Originally published on June 14
Blimey! New recordings of the Piano Concertos by Bliss and Rubbra; music-lovers in the Shires will be whooping it up. I thought I’d flag this one up early – Hyperion’s release date isn’t until June 26 when I shall re-publish this review.
The Piano Concerto in G by Edmund Rubbra (1901-86) dates from 1956 to a BBC commission, first-performed by Denis Matthews and the BBCSO under Sir Malcolm Sargent. They went on to record it. It’s a thoughtful and pastoral work in three equal-length movements, the dawn-like opening suggesting a peaceful Sunday morning, a worship anticipated, and so ‘Corymbus’ grows in brightness and melodic wealth, also increasing in emotional temperature and tempo, intrinsically so, for this is not a showy Concerto – the participants, not least the soloist, are required to focus on purely musical values. If this sounds a little earnest, the results are rewarding, and this first movement enjoys plenty of activity, achieved organically, enlivened by splashes of percussion colour. ‘Dialogue’ opens pensively – as if searching for light out of darkness, hope out of despair – and if a certain radiance and religioso eloquence are found (Rubbra living up to the tag given him, “The English Bruckner”), somewhat troubled though it is, it remains for ‘Danza alla rondo’, opening with piano and timpani in tandem, to lift the shroud, the listener appreciating the airy orchestration (I wasn’t expecting castanets). Although there is room for a (relatively extended) cadenza, not surprisingly it thrives on established material. The work fleets to its conclusion and ends with a flourish if not a big finish, fittingly.

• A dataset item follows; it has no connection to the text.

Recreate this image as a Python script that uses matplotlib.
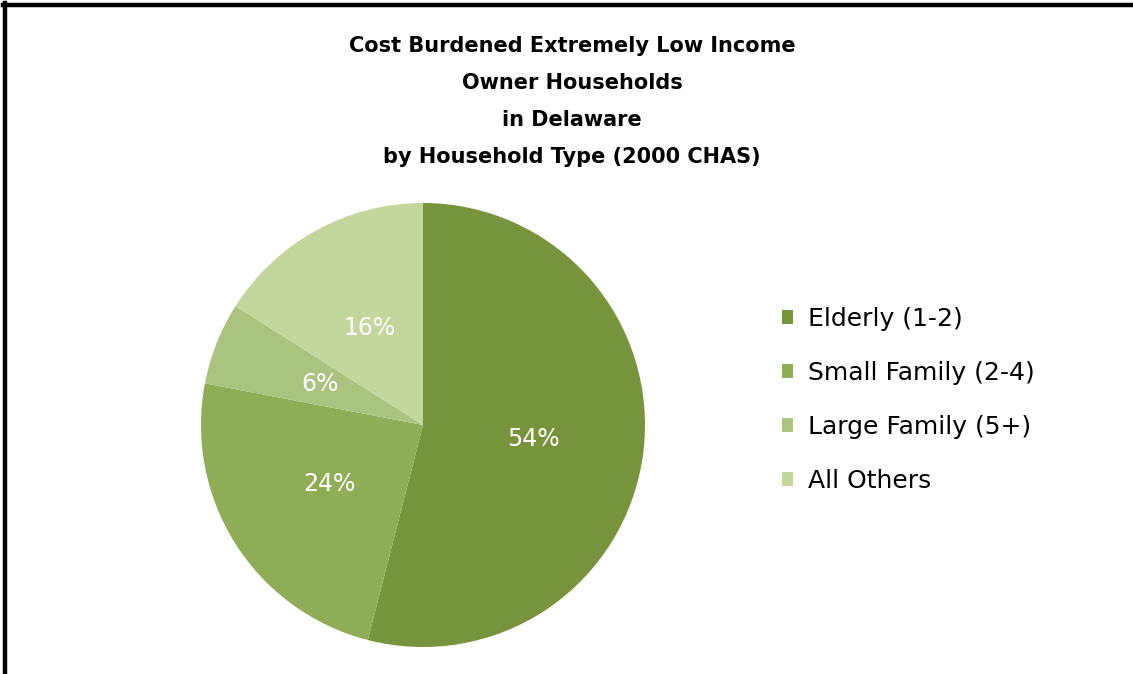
import matplotlib
matplotlib.use("Agg")
import matplotlib.pyplot as plt
from matplotlib.patches import Patch

# household type shares, percent
labels = ["Elderly (1-2)", "Small Family (2-4)", "Large Family (5+)", "All Others"]
shares = [54, 24, 6, 16]
colors = ["#77933C", "#8FAC56", "#AAC37E", "#C3D69B"]

title_lines = ["Cost Burdened Extremely Low Income", "Owner Households",
               "in Delaware", "by Household Type (2000 CHAS)"]

W, H = 1133, 674
fig = plt.figure(figsize=(W / 100, H / 100), dpi=100)
fig.patch.set_facecolor("white")

# frame lines along the top and left edges
fig.add_artist(plt.Line2D([3 / W, 1], [1 - 5 / H, 1 - 5 / H], color="black", lw=3.2))
fig.add_artist(plt.Line2D([5 / W, 5 / W], [0, 1 - 3 / H], color="black", lw=3.2))

for i, line in enumerate(title_lines):
    fig.text(572 / W, 1 - (46 + 37 * i) / H, line, ha="center", va="center",
             fontsize=15, fontweight="bold", family="DejaVu Sans")

ax = fig.add_axes([201 / W, 27 / H, 444 / W, 444 / H])
wedges, _, pct = ax.pie(shares, colors=colors, startangle=90, counterclock=False,
                        autopct="%d%%", pctdistance=0.5,
                        wedgeprops=dict(linewidth=0))
for t in pct:
    t.set_color("white")
    t.set_fontsize(17)
ax.set_xlim(-1, 1)
ax.set_ylim(-1, 1)
ax.set_aspect("equal")
ax.axis("off")

handles = [Patch(facecolor=c, edgecolor="none") for c in colors]
fig.legend(handles, labels, loc="center left", bbox_to_anchor=(759 / W, 1 - 400 / H),
           frameon=False, prop={"family": "DejaVu Sans", "size": 18},
           handlelength=0.45, handleheight=0.45, handletextpad=0.6, labelspacing=1.2)

fig.savefig("out.png", dpi=100, facecolor="white")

The Piano Concerto in B-flat by Sir Arthur Bliss (1891-1975) was launched in 1939 at Carnegie Hall by Solomon, Sir Adrian Boult conducting the New York Philharmonic-Symphony Orchestra (as today’s Philharmonic was then known). It’s an ambitious (forty-minute) opus. The opening blazes cinematically (Bliss had already scored the Korda-produced Things to Come), the pianist given fistfuls of notes. The extensive first movement is dramatic and high-octane, pulsating with passion, pianist as hero, the orchestra fully involved, and there is also some lovely lyricism. The cadenza, going for the pianist’s jugular, has Tchaikovskian echoes. The slow movement is soulful if restless, musing with bitter-sweetness, akin to Bartók PC3 (then waiting in the wings, until 1945), whereas the Finale is transcendental – in a Lisztian sense.
It is often stated that during that Carnegie Hall occasion, June 10, Sir Adrian also introduced Sir Arnold Bax’s Seventh Symphony, or maybe it was at a concert the day before says one authority (something confirmed by the Philharmonic’s Archives, Sir Adrian starting with the Overture to The Bartered Bride). Nevertheless it’s appropriate that Hyperion includes Bax’s Morning Song (Maytime in Sussex), music of Spring-like freshness from 1946, maybe expressing happy feelings that World War Two was over if in fact anticipating the following year’s twenty-first-birthday of the UK’s future Queen. It’s certainly a delightful and tunefully attractive piece.
Throughout this well-presented/recorded issue, Piers Lane is the charismatic master of these unjustly neglected works, playing with commitment, sensitivity and commanding virtuosity; and he is nobly partnered by The Orchestra Now, an ensemble of international music students based at Bard College, Annandale-on-Hudson, New York, founded by Leon Botstein, who conducts with sympathy and energy. Hyperion CDA68297.